# [AIM OF THE EXERCISE]
Include in the output exactly the lines from the opening of the data through the line containing "const colors = ['#A5A5A5', '#ED7D31', '#4472C4'];", and nothing more.

___ STORED DATA ___

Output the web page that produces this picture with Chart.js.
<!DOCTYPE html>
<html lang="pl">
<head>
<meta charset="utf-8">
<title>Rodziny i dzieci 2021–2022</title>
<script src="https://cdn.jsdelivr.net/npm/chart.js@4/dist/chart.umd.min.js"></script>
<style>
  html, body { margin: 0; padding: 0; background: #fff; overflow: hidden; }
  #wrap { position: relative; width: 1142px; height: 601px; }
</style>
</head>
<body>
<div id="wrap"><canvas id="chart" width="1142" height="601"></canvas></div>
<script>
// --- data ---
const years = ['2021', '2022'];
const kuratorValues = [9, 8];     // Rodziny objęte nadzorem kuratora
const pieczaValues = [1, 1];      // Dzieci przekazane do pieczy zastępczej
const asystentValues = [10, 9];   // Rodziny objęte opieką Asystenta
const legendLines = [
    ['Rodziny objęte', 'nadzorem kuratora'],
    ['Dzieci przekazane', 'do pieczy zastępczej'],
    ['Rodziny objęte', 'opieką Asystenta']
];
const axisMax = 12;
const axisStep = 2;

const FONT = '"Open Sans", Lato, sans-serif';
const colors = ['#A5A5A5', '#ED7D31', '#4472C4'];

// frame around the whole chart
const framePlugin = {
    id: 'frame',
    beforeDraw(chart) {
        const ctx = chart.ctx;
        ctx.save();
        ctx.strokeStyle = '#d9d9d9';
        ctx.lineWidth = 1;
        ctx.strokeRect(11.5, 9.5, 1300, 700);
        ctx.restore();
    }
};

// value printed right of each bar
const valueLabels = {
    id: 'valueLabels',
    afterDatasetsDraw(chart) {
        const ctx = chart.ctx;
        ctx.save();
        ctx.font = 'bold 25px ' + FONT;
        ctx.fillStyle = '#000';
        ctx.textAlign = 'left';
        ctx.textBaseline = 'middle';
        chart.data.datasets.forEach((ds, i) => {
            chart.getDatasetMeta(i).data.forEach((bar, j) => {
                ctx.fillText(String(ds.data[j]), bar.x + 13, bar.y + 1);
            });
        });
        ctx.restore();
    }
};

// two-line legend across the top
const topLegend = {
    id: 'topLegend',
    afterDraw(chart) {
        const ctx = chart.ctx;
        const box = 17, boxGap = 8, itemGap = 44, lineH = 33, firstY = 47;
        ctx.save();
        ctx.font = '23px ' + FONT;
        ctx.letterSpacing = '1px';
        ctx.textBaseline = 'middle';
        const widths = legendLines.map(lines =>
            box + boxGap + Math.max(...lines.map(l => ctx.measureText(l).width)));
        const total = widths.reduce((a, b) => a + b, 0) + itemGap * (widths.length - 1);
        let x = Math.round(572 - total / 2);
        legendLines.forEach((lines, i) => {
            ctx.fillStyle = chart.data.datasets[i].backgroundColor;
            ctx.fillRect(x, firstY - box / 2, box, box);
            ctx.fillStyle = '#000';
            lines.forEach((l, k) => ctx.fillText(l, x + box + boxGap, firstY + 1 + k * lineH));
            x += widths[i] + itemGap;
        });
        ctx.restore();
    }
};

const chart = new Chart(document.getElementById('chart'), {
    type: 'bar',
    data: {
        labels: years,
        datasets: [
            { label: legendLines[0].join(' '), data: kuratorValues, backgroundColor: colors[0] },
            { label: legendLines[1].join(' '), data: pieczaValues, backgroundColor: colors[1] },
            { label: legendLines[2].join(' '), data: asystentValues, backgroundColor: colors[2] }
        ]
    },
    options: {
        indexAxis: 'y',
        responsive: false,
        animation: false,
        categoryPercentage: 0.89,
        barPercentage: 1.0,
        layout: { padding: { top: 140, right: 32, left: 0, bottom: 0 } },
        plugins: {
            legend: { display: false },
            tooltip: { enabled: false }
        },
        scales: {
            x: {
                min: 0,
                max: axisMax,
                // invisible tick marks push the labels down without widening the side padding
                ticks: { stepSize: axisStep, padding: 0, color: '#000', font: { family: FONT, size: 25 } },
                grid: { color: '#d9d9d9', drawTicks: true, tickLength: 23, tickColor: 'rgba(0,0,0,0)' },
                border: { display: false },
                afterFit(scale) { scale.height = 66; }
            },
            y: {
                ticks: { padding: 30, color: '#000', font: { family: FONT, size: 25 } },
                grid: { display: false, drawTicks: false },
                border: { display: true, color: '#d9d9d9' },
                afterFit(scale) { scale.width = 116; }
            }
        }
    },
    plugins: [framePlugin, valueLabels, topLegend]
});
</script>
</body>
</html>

___

# [EXERCISE RESULT]
Output the web page that produces this picture with Chart.js.
<!DOCTYPE html>
<html lang="pl">
<head>
<meta charset="utf-8">
<title>Rodziny i dzieci 2021–2022</title>
<script src="https://cdn.jsdelivr.net/npm/chart.js@4/dist/chart.umd.min.js"></script>
<style>
  html, body { margin: 0; padding: 0; background: #fff; overflow: hidden; }
  #wrap { position: relative; width: 1142px; height: 601px; }
</style>
</head>
<body>
<div id="wrap"><canvas id="chart" width="1142" height="601"></canvas></div>
<script>
// --- data ---
const years = ['2021', '2022'];
const kuratorValues = [9, 8];     // Rodziny objęte nadzorem kuratora
const pieczaValues = [1, 1];      // Dzieci przekazane do pieczy zastępczej
const asystentValues = [10, 9];   // Rodziny objęte opieką Asystenta
const legendLines = [
    ['Rodziny objęte', 'nadzorem kuratora'],
    ['Dzieci przekazane', 'do pieczy zastępczej'],
    ['Rodziny objęte', 'opieką Asystenta']
];
const axisMax = 12;
const axisStep = 2;

const FONT = '"Open Sans", Lato, sans-serif';
const colors = ['#A5A5A5', '#ED7D31', '#4472C4'];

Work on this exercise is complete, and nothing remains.